In their Gospels Matthew, Mark, Luke and John all use stories to tell of God making a new home among us. Matthew’s story of Jesus’ birth shows us the Spirit’s role right from the beginning. The Spirit came onto the scene in a scandalous way: Mary is single, pregnant, and her fiancée Joseph knows he’s not the father. It’s hard for us to even begin to fathom what havoc this could have wreaked on a young couple in a small village 2000 years ago – especially today, when MTV’s reality show “Teen Moms” was a top new series when it launched last December!

Did you know that by law Joseph had the right to challenge their engagement publically? He could have made a spectacle and brought terrible shame upon Mary. But Joseph’s heart knew a law fulfilled in love, not accusation and shame, and so he made room for God’s Spirit to enter into his life more fully. Not only did he not publically shame Mary, but he welcomed her and her child into his life. He invited God’s Spirit to enter his life in a powerful way.

Let’s take a minute to imagine how Joseph might have shared his story of faith with Jesus when he was a teenager – maybe as they worked side-by-side in the carpentry shop. Did Joseph tell Jesus the story of his birth in a way that accounts for the Spirit entering into all their lives in the way of love? When our judgments of right and wrong are tempted to take over, do we learn a different way through God’s Spirit?

“Remember, Jesus, whatever we’re making, along with it we’re always making a home for Spirit. (1) Your mother thinks a home for Spirit is like an empty cup. But I favor a spacious room with a large window for sun — and a door that is hard to find.

“The best way to begin is to clear a space, and the best way to clear a space is to stop the mind from judging. That takes prayer time. Whenever things seem simple and obvious and the mind is feasting on its certainty and outrage, go slowly. There is more than you think; only it hasn’t appeared yet. Judgment closes possibilities.

“Also, when you do not judge, you often avoid disgracing another. The law is our measure. It is a tool of judgment, but someone always wields it. Do not use the law as a hammer to hit or a saw to cut. Our tools are to fashion a table, not to brutalize the wood. The law is a tool to fashion a people of love, but it can break people and lose its sense of purpose. The law always fears life will get out of control. So it wants to make examples of people who break it. It feeds and grows strong on transgression. It smacks its lips over scandal. But scandal is not the same as real offense. Scandal can be the irruption of God’s love that our feeble minds have yet to understand. So find a way to honor the law and honor the person who, in our limited understanding, has broken the law.

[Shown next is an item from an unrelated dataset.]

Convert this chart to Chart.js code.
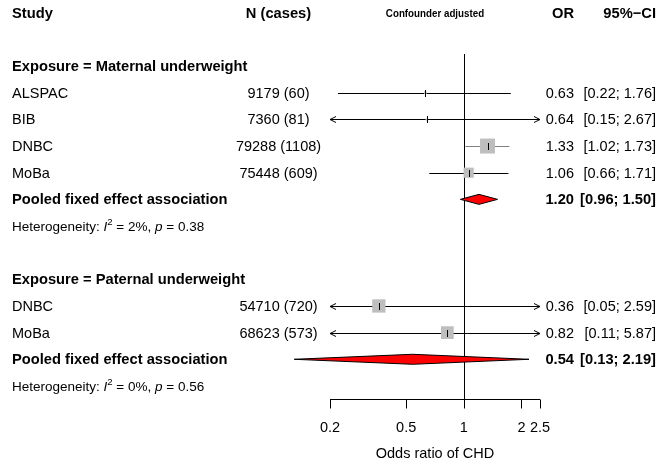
<!DOCTYPE html>
<html>
<head>
<meta charset="utf-8">
<script src="https://cdn.jsdelivr.net/npm/chart.js@4.4.1/dist/chart.umd.min.js"></script>
<style>
  html, body { margin: 0; padding: 0; background: #fff; }
</style>
</head>
<body>
<canvas id="forest" width="660" height="465"></canvas>
<script>
// Maternal underweight studies
const maternalStudies = ['ALSPAC', 'BIB', 'DNBC', 'MoBa'];
const maternalCases = ['9179 (60)', '7360 (81)', '79288 (1108)', '75448 (609)'];
const maternalOR = [0.63, 0.64, 1.33, 1.06];
const maternalLower = [0.22, 0.15, 1.02, 0.66];
const maternalUpper = [1.76, 2.67, 1.73, 1.71];
const maternalWeight = [2, 1.5, 66, 30.5];
const maternalPooled = [1.20, 0.96, 1.50];   // OR, lower, upper
const maternalHet = ['2%', '0.38'];          // I2, p

// Paternal underweight studies
const paternalStudies = ['DNBC', 'MoBa'];
const paternalCases = ['54710 (720)', '68623 (573)'];
const paternalOR = [0.36, 0.82];
const paternalLower = [0.05, 0.11];
const paternalUpper = [2.59, 5.87];
const paternalWeight = [52, 48];
const paternalPooled = [0.54, 0.13, 2.19];
const paternalHet = ['0%', '0.56'];

// x axis
const xTicks = [0.2, 0.5, 1, 2, 2.5];
const xTickLabels = ['0.2', '0.5', '1', '2', '2.5'];
const xMin = 0.2;
const xMax = 2.5;

const FONT = '"Liberation Sans", Arial, Helvetica, sans-serif';
const REG = '14.5px ' + FONT;
const BOLD = 'bold 14.7px ' + FONT;

// build the row list (one row per line of the plot)
const rows = [];
function addGroup(title, studies, cases, or, lo, hi, w, pooled, het) {
  rows.push({ kind: 'group', label: title });
  studies.forEach((s, i) => {
    rows.push({ kind: 'study', label: s, n: cases[i], or: or[i], lo: lo[i], hi: hi[i], w: w[i] });
  });
  rows.push({ kind: 'pooled', label: 'Pooled fixed effect association', or: pooled[0], lo: pooled[1], hi: pooled[2] });
  rows.push({ kind: 'het', i2: het[0], p: het[1] });
}
addGroup('Exposure = Maternal underweight', maternalStudies, maternalCases, maternalOR,
  maternalLower, maternalUpper, maternalWeight, maternalPooled, maternalHet);
rows.push({ kind: 'blank' });
addGroup('Exposure = Paternal underweight', paternalStudies, paternalCases, paternalOR,
  paternalLower, paternalUpper, paternalWeight, paternalPooled, paternalHet);
rows.forEach((r, i) => { r.y = i; });

const studyRows = rows.filter(r => r.kind === 'study');
const pointData = studyRows.map(r => ({ x: r.or, y: r.y }));
const squareRadius = studyRows.map(r => 18.4 * Math.sqrt(r.w / 100) / Math.SQRT2);

function fmt(v) { return v.toFixed(2); }

function arrowHead(ctx, x, y, dir) {
  ctx.beginPath();
  ctx.moveTo(x - dir * 6, y - 3);
  ctx.lineTo(x, y);
  ctx.lineTo(x - dir * 6, y + 3);
  ctx.stroke();
}

const forestPlugin = {
  id: 'forest',
  beforeDatasetsDraw(chart) {
    const { ctx, chartArea, scales: { x, y } } = chart;
    ctx.save();
    // reference line at OR = 1
    ctx.strokeStyle = '#000';
    ctx.lineWidth = 1;
    ctx.beginPath();
    ctx.moveTo(Math.round(x.getPixelForValue(1)) + 0.5, chartArea.top);
    ctx.lineTo(Math.round(x.getPixelForValue(1)) + 0.5, chartArea.bottom);
    ctx.stroke();

    // confidence intervals
    studyRows.forEach(r => {
      const py = Math.round(y.getPixelForValue(r.y)) + 0.5;
      const x0 = x.getPixelForValue(Math.max(r.lo, xMin));
      const x1 = x.getPixelForValue(Math.min(r.hi, xMax));
      ctx.strokeStyle = (r.lo > 1) ? '#808080' : '#000';
      ctx.beginPath();
      ctx.moveTo(x0, py);
      ctx.lineTo(x1, py);
      ctx.stroke();
      ctx.strokeStyle = '#000';
      if (r.lo < xMin) arrowHead(ctx, x0, py, -1);
      if (r.hi > xMax) arrowHead(ctx, x1, py, 1);
    });

    // pooled diamonds
    rows.filter(r => r.kind === 'pooled').forEach(r => {
      const py = y.getPixelForValue(r.y);
      ctx.beginPath();
      ctx.moveTo(x.getPixelForValue(r.lo), py);
      ctx.lineTo(x.getPixelForValue(r.or), py - 5);
      ctx.lineTo(x.getPixelForValue(r.hi), py);
      ctx.lineTo(x.getPixelForValue(r.or), py + 5);
      ctx.closePath();
      ctx.fillStyle = '#ff0000';
      ctx.fill();
      ctx.strokeStyle = '#000';
      ctx.stroke();
    });
    ctx.restore();
  },
  afterDatasetsDraw(chart) {
    // small vertical tick at each point estimate, on top of the squares
    const { ctx, scales: { x, y } } = chart;
    ctx.save();
    ctx.strokeStyle = '#000';
    ctx.lineWidth = 1;
    ctx.beginPath();
    studyRows.forEach(r => {
      const px = Math.round(x.getPixelForValue(r.or)) + 0.5;
      const py = Math.round(y.getPixelForValue(r.y));
      ctx.moveTo(px, py - 3);
      ctx.lineTo(px, py + 4);
    });
    ctx.stroke();
    ctx.restore();
  },
  afterDraw(chart) {
    const { ctx, chartArea, scales: { x, y } } = chart;
    ctx.save();
    ctx.fillStyle = '#000';
    ctx.textBaseline = 'middle';
    const colStudy = 12;
    const colN = 278.5;
    const colMid = (chartArea.left + chartArea.right) / 2;
    const colOR = 574;
    const colCI = 656;
    const dy = 1;

    // header
    const hy = y.getPixelForValue(-2) + dy;
    ctx.font = BOLD;
    ctx.textAlign = 'left';
    ctx.fillText('Study', colStudy, hy);
    ctx.textAlign = 'center';
    ctx.fillText('N (cases)', colN, hy);
    ctx.textAlign = 'right';
    ctx.fillText('OR', colOR, hy);
    ctx.fillText('95%\u2212CI', colCI, hy);
    // condensed small header over the plot
    ctx.save();
    ctx.font = 'bold 11.5px ' + FONT;
    ctx.textAlign = 'center';
    ctx.translate(colMid, hy);
    ctx.scale(0.85, 1);
    ctx.fillText('Confounder adjusted', 0, 0);
    ctx.restore();

    rows.forEach(r => {
      const py = y.getPixelForValue(r.y) + dy;
      if (r.kind === 'group') {
        ctx.font = BOLD;
        ctx.textAlign = 'left';
        ctx.fillText(r.label, colStudy, py);
      } else if (r.kind === 'study') {
        ctx.font = REG;
        ctx.textAlign = 'left';
        ctx.fillText(r.label, colStudy, py);
        ctx.textAlign = 'center';
        ctx.fillText(r.n, colN, py);
        ctx.textAlign = 'right';
        ctx.fillText(fmt(r.or), colOR, py);
        ctx.fillText('[' + fmt(r.lo) + '; ' + fmt(r.hi) + ']', colCI, py);
      } else if (r.kind === 'pooled') {
        ctx.font = BOLD;
        ctx.textAlign = 'left';
        ctx.fillText(r.label, colStudy, py);
        ctx.textAlign = 'right';
        ctx.fillText(fmt(r.or), colOR, py);
        ctx.fillText('[' + fmt(r.lo) + '; ' + fmt(r.hi) + ']', colCI, py);
      } else if (r.kind === 'het') {
        ctx.textAlign = 'left';
        let cx = colStudy;
        const piece = (txt, font, off) => {
          ctx.font = font;
          ctx.fillText(txt, cx, py + (off || 0));
          cx += ctx.measureText(txt).width;
        };
        piece('Heterogeneity: ', '13.5px ' + FONT);
        piece('I', 'italic 13.5px ' + FONT);
        piece('2', '9.5px ' + FONT, -5);
        piece(' = ' + r.i2 + ', ', '13.5px ' + FONT);
        piece('p', 'italic 13.5px ' + FONT);
        piece(' = ' + r.p, '13.5px ' + FONT);
      }
    });

    // x axis
    const ay = Math.round(chartArea.bottom) + 0.5;
    ctx.strokeStyle = '#000';
    ctx.lineWidth = 1;
    ctx.beginPath();
    ctx.moveTo(x.getPixelForValue(xMin), ay);
    ctx.lineTo(x.getPixelForValue(xMax), ay);
    xTicks.forEach(t => {
      const tx = Math.round(x.getPixelForValue(t)) + 0.5;
      ctx.moveTo(tx, ay);
      ctx.lineTo(tx, ay + 9);
    });
    ctx.stroke();
    ctx.font = REG;
    ctx.textAlign = 'center';
    xTicks.forEach((t, i) => {
      ctx.fillText(xTickLabels[i], x.getPixelForValue(t), ay + 28);
    });
    ctx.fillText('Odds ratio of CHD', colMid, ay + 54);
    ctx.restore();
  }
};

new Chart(document.getElementById('forest'), {
  type: 'scatter',
  data: {
    datasets: [
      {
        label: 'weight',
        data: pointData,
        pointStyle: 'rect',
        pointRadius: squareRadius,
        pointHoverRadius: squareRadius,
        backgroundColor: '#bebebe',
        borderWidth: 0
      }
    ]
  },
  options: {
    responsive: false,
    animation: false,
    devicePixelRatio: 1,
    layout: { padding: { left: 330, right: 120, top: 54, bottom: 66 } },
    plugins: { legend: { display: false }, tooltip: { enabled: false } },
    scales: {
      x: { type: 'logarithmic', min: xMin, max: xMax, display: false },
      y: { type: 'linear', reverse: true, min: -0.454, max: 12.49, display: false }
    }
  },
  plugins: [forestPlugin]
});
</script>
</body>
</html>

This is not easy.

“It requires making law work for love. Love is the sun; law its furthest and often weakest ray. If you hold onto love, you will see how the law can reflect it. If you lose love, law will not substitute for it. The law without love will only be something you use to promote yourself and punish others. When you love the person through the law, you shape the law to the reality that is always more than you know. This gives life a chance to breathe and people a chance to change. And the deepest change will not be in other people, but in yourself. Love takes the beam out of your own eye. It does not focus on the splinters in the eyes of others.

“Once something happened to me, and I was tempted to judge and punish. But I held back and waited, and a deeper door opened — the door that is hard to find. I was led into a room of sun, a home for Spirit. Your mother and you were there — and a presence of light who talked to my fear. It was a dream, but it was not sleep. The dream awakened me. It took the beam out of my eye. I saw that making a home for Spirit is an endless adventure — like you growing up, my son.

“We carpenters say, ‘measure twice, cut once.’ So see everything twice, Jesus. See it once with the physical eye and then see it again with the eye of the heart. At first glance, you often see an uneven and unusable piece of wood. You may be about to throw it away. But do not be fooled by surface appearances. Look deeper. On second glance, you may see a lovely arm of a chair hidden in its unaccustomed shape. When you see the loveliness, Jesus, embrace it. Take it into your home. Do not hesitate and do not ask questions. Argue with everything, Jesus, but be obedient to love.”

The boy listened. And so should we. What are we doing this Advent to welcome in God’s Spirit, Immanuel, God with us?

Paul J. Nuechterlein
Delivered at Prince of Peace Lutheran,
Portage, MI, December 19, 2010

1. The following conversation between Joseph and Jesus is from John Shea, The Spiritual Wisdom of the Gospels for Preachers and Teachers: On Earth As It Is In Heaven: Year A, pp. 47-48.